◆ Exercise inputs:
##########
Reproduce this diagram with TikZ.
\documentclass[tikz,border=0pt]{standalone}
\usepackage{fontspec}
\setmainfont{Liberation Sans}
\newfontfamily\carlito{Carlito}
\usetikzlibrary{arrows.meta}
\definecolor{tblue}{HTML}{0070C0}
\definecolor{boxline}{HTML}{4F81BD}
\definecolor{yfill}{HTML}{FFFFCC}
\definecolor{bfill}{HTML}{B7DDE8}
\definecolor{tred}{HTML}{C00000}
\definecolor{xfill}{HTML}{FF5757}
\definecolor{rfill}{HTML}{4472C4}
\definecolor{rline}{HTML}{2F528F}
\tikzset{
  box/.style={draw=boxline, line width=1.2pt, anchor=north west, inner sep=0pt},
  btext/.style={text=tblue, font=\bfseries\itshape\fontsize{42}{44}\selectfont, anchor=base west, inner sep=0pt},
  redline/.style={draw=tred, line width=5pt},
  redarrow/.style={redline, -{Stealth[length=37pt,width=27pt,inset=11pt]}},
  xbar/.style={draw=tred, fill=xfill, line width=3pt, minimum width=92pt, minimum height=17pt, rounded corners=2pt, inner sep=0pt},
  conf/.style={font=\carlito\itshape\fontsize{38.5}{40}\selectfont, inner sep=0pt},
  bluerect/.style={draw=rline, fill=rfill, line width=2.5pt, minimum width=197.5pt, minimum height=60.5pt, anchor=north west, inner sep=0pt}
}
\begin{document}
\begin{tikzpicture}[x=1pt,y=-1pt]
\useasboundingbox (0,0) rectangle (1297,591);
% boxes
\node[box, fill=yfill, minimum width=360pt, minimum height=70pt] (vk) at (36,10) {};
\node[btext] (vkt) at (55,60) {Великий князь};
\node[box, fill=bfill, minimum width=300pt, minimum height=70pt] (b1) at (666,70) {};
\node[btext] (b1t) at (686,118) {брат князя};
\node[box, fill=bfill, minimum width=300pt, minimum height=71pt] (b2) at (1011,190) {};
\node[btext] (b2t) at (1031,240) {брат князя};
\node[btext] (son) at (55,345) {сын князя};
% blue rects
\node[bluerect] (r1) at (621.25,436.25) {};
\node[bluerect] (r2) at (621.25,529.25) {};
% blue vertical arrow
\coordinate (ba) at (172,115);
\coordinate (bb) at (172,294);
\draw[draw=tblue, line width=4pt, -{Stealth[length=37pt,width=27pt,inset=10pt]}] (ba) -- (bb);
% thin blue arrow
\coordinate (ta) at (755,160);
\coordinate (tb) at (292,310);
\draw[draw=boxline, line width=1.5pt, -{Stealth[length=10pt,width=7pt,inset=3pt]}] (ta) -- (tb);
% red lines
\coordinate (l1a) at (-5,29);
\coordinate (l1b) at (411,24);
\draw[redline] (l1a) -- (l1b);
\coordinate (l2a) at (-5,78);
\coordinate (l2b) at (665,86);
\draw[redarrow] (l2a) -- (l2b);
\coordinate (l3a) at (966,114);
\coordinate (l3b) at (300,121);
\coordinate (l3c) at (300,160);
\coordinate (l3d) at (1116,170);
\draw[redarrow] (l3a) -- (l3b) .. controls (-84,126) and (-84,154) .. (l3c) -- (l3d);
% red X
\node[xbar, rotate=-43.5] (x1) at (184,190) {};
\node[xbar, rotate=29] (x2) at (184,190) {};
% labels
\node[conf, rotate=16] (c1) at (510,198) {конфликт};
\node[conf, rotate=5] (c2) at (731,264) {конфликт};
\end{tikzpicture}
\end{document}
##########
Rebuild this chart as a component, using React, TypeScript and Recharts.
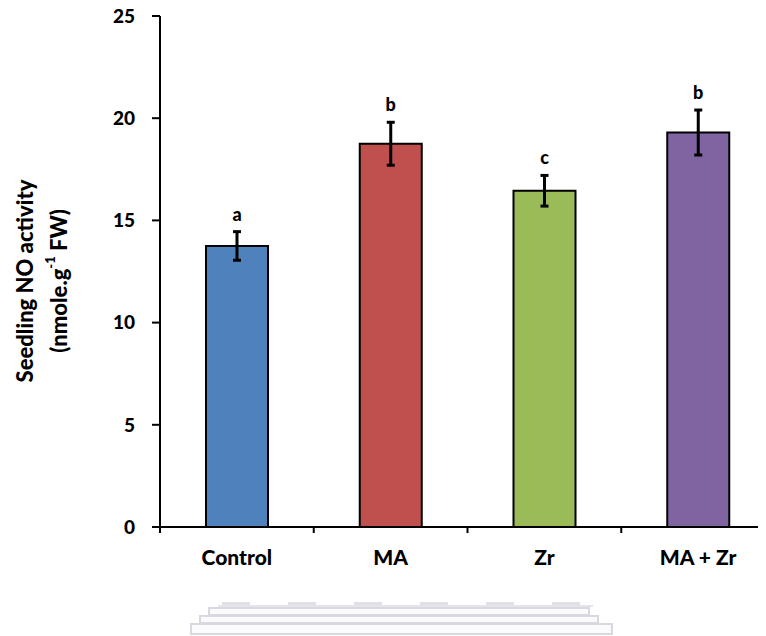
##########
◆ What to work on: Gather all the lines that include the word "this" and copy them out.

◆ Expected answer:
Reproduce this diagram with TikZ.
Rebuild this chart as a component, using React, TypeScript and Recharts.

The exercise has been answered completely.